* start Working data *

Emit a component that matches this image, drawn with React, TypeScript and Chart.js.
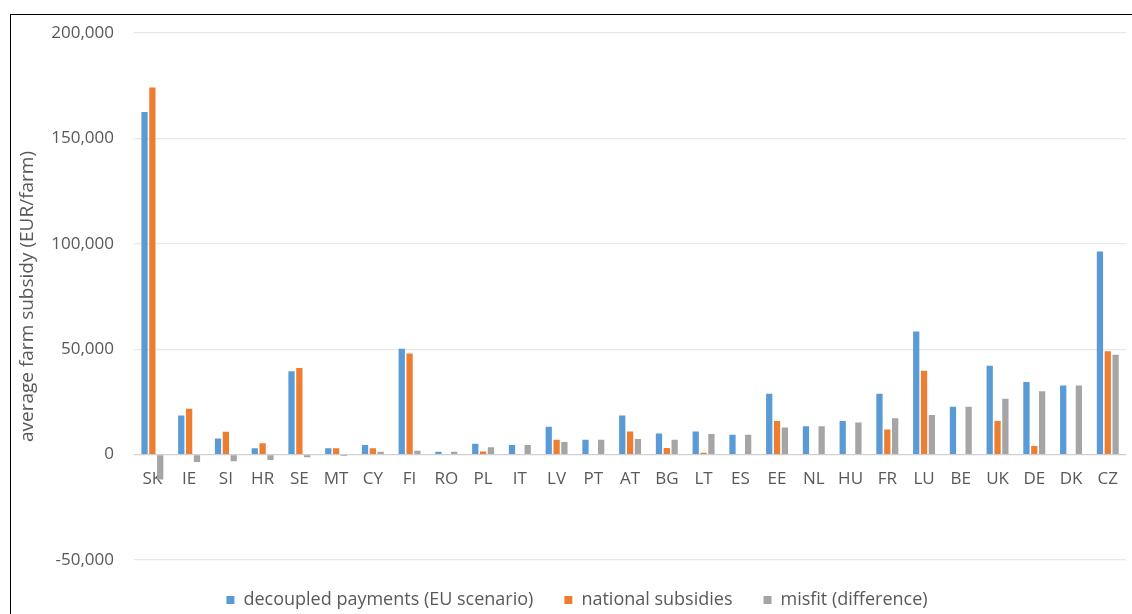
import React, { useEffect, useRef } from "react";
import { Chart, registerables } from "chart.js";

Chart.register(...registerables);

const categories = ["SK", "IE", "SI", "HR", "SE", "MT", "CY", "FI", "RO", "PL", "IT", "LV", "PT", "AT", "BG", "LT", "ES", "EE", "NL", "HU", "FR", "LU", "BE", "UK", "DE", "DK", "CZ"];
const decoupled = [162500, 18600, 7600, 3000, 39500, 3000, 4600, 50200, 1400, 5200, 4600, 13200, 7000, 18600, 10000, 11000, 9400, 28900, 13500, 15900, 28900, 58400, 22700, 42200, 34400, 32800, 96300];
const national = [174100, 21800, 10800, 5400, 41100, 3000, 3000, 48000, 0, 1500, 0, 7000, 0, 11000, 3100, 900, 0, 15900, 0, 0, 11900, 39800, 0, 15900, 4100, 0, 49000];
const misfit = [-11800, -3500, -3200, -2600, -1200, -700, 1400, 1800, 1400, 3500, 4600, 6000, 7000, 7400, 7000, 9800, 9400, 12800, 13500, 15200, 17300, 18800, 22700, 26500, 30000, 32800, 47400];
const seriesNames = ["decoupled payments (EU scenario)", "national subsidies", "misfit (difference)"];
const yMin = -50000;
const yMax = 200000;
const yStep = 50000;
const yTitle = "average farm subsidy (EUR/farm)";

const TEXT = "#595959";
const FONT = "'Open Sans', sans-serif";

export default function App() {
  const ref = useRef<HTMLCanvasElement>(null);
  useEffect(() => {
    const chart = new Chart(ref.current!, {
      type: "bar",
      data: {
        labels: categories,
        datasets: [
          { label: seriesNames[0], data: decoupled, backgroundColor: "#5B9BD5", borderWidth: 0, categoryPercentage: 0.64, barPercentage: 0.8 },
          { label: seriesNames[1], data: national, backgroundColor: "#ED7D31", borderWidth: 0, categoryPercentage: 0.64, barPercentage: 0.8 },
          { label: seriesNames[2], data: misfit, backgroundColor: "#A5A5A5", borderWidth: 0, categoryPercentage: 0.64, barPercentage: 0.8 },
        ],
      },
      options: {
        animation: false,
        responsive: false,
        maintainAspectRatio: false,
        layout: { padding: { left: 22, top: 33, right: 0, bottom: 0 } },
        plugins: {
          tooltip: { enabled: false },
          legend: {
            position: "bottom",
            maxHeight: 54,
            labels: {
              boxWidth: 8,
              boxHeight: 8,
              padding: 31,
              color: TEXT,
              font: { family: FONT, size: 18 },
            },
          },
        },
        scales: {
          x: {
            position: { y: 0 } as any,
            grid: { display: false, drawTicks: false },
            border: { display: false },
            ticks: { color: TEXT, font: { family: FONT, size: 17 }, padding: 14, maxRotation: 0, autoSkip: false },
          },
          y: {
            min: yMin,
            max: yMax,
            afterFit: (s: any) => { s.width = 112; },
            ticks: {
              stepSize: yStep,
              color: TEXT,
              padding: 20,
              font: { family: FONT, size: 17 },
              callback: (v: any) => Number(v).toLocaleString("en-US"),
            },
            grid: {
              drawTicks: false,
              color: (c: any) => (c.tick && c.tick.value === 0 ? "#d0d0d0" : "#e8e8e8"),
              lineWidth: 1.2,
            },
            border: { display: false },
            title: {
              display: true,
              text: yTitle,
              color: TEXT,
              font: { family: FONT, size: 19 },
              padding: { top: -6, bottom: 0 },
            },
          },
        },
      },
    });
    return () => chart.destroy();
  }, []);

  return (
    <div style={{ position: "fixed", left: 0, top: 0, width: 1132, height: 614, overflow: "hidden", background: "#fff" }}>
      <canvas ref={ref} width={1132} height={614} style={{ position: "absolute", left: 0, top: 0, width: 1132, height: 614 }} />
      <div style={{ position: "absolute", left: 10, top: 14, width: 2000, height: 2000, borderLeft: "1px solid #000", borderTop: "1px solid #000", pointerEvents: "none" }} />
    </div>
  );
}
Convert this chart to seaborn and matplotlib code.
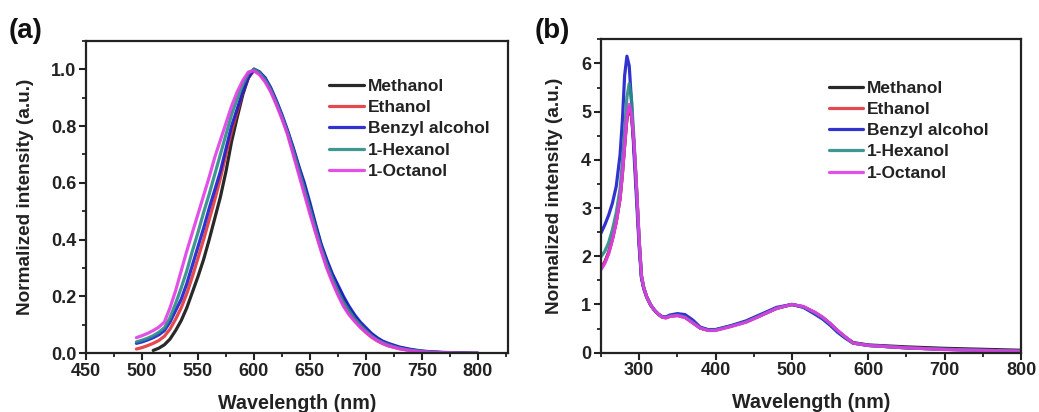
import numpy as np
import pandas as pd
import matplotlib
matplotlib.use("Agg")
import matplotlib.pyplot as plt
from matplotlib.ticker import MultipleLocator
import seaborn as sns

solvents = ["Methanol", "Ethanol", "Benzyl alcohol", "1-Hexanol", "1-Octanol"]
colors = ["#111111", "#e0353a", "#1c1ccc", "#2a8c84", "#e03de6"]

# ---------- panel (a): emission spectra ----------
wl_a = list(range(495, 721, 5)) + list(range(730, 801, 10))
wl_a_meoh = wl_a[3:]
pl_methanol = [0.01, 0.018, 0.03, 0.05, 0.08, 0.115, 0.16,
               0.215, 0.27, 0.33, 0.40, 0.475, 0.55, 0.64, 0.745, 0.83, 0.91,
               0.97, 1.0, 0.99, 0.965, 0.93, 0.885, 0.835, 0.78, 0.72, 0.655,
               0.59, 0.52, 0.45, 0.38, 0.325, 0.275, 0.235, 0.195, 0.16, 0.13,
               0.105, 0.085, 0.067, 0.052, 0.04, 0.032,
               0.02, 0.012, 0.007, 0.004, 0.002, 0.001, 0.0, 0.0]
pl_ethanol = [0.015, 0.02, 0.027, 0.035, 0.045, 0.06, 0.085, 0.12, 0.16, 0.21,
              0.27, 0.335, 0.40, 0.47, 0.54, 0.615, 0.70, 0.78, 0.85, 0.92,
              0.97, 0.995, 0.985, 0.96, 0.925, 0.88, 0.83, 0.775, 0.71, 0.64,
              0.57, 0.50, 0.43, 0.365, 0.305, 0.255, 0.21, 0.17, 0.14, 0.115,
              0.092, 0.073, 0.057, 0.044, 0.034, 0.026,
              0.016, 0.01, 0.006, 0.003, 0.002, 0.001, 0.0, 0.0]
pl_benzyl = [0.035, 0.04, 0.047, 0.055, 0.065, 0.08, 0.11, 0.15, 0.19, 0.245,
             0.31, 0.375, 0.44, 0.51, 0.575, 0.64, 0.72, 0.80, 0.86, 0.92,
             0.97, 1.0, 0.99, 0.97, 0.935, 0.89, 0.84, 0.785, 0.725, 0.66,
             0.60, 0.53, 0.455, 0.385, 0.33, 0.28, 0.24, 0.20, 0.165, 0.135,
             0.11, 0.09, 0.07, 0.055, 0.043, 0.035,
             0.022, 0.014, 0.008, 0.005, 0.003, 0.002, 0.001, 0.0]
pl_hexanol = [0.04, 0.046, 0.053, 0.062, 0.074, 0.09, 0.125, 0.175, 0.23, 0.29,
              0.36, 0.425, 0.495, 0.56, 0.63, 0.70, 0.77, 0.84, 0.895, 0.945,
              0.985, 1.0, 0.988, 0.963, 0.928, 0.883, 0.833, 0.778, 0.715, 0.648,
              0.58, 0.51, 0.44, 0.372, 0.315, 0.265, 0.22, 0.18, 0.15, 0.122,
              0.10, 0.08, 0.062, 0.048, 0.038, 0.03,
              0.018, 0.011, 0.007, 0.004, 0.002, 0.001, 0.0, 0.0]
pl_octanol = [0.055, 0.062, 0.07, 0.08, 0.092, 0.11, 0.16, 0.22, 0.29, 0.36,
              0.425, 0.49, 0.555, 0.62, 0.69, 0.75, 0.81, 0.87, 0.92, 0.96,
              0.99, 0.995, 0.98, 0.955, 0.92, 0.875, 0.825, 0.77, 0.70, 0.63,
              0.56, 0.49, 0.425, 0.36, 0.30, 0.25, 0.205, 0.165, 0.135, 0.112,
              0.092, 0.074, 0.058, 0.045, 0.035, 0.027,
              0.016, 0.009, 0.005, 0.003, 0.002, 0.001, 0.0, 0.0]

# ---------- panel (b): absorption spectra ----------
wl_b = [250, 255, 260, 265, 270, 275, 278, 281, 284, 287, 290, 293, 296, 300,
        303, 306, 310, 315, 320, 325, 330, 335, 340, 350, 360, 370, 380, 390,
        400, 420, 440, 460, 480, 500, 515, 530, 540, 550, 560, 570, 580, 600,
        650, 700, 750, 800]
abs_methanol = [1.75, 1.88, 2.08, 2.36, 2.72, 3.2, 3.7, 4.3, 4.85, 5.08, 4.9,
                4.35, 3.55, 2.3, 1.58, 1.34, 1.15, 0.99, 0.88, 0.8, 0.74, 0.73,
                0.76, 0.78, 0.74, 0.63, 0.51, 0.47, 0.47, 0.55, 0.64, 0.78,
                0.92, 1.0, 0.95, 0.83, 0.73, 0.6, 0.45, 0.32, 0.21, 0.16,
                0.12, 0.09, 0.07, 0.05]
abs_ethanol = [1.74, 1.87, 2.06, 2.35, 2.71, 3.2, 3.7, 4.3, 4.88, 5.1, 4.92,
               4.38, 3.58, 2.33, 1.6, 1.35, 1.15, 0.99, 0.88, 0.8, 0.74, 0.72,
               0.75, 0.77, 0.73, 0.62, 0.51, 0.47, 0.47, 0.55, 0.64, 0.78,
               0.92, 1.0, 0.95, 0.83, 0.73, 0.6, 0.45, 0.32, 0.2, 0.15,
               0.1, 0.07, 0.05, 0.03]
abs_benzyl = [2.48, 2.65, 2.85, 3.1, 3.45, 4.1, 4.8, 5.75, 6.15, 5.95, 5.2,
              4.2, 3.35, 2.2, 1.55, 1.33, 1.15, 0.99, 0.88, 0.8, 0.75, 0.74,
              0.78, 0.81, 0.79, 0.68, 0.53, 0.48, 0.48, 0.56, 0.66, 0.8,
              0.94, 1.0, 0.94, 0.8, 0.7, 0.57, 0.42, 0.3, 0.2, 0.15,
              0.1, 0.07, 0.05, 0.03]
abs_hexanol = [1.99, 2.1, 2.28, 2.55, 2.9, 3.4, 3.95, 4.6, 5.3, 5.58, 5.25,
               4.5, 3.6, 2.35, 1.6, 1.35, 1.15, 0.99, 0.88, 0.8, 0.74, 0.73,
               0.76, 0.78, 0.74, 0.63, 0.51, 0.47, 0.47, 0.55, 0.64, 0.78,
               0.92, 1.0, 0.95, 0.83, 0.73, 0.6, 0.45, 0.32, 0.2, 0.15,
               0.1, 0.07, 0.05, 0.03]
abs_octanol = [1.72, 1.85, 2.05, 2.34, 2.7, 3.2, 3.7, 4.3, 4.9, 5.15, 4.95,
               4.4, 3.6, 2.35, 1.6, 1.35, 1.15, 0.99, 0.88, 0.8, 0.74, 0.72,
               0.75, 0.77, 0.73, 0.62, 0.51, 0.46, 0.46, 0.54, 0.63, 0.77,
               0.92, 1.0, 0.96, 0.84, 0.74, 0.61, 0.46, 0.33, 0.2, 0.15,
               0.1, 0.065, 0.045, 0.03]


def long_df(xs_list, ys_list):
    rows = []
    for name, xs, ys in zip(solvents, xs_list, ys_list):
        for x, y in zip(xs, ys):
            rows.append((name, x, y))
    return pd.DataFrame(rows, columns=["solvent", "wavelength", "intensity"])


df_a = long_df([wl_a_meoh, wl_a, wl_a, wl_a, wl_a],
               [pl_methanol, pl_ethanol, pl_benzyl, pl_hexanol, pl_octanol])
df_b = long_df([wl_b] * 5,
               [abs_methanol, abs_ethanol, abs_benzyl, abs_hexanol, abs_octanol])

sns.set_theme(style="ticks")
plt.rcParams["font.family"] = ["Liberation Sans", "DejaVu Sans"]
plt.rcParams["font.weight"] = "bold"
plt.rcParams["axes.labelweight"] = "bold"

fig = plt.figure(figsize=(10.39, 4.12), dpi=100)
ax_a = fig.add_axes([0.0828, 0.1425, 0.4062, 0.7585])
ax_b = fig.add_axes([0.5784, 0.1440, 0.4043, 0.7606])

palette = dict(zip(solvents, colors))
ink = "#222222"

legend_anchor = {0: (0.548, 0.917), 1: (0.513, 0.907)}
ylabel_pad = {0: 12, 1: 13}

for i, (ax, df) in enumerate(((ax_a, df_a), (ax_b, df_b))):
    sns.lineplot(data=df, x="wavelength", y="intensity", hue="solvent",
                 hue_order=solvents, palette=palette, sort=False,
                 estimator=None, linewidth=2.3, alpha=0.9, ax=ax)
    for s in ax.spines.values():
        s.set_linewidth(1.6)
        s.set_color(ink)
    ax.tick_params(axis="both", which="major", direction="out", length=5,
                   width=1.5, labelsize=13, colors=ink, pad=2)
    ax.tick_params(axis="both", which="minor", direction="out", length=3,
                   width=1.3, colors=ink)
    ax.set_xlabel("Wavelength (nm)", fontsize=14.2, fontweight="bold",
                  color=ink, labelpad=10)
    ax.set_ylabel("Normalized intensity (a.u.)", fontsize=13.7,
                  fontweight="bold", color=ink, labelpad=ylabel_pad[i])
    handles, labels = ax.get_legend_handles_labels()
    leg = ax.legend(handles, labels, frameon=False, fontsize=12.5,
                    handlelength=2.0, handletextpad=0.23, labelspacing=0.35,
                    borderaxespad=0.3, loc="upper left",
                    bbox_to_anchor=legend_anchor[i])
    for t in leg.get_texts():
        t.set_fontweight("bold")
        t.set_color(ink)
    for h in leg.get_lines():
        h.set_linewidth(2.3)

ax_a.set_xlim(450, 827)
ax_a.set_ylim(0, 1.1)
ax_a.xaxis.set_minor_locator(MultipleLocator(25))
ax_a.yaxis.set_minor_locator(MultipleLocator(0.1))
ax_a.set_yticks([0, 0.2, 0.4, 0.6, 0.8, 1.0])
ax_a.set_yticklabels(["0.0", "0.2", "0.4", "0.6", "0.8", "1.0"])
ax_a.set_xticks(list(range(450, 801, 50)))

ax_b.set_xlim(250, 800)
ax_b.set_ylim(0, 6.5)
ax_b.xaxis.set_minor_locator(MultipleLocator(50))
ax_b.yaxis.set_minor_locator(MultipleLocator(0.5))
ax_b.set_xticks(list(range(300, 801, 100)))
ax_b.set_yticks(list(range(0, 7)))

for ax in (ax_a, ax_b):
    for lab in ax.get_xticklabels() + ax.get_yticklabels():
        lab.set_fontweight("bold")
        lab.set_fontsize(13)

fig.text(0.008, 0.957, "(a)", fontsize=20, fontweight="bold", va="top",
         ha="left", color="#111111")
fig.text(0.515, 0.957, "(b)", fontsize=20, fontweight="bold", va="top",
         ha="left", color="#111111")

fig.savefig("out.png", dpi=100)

* end Working data *

▸ The problem
Set down word for word the lines from the first entry through the line with "Chart.register(...registerables);", both included, omitting pictures.

▸ Response for this exercise
Emit a component that matches this image, drawn with React, TypeScript and Chart.js.
import React, { useEffect, useRef } from "react";
import { Chart, registerables } from "chart.js";

Chart.register(...registerables);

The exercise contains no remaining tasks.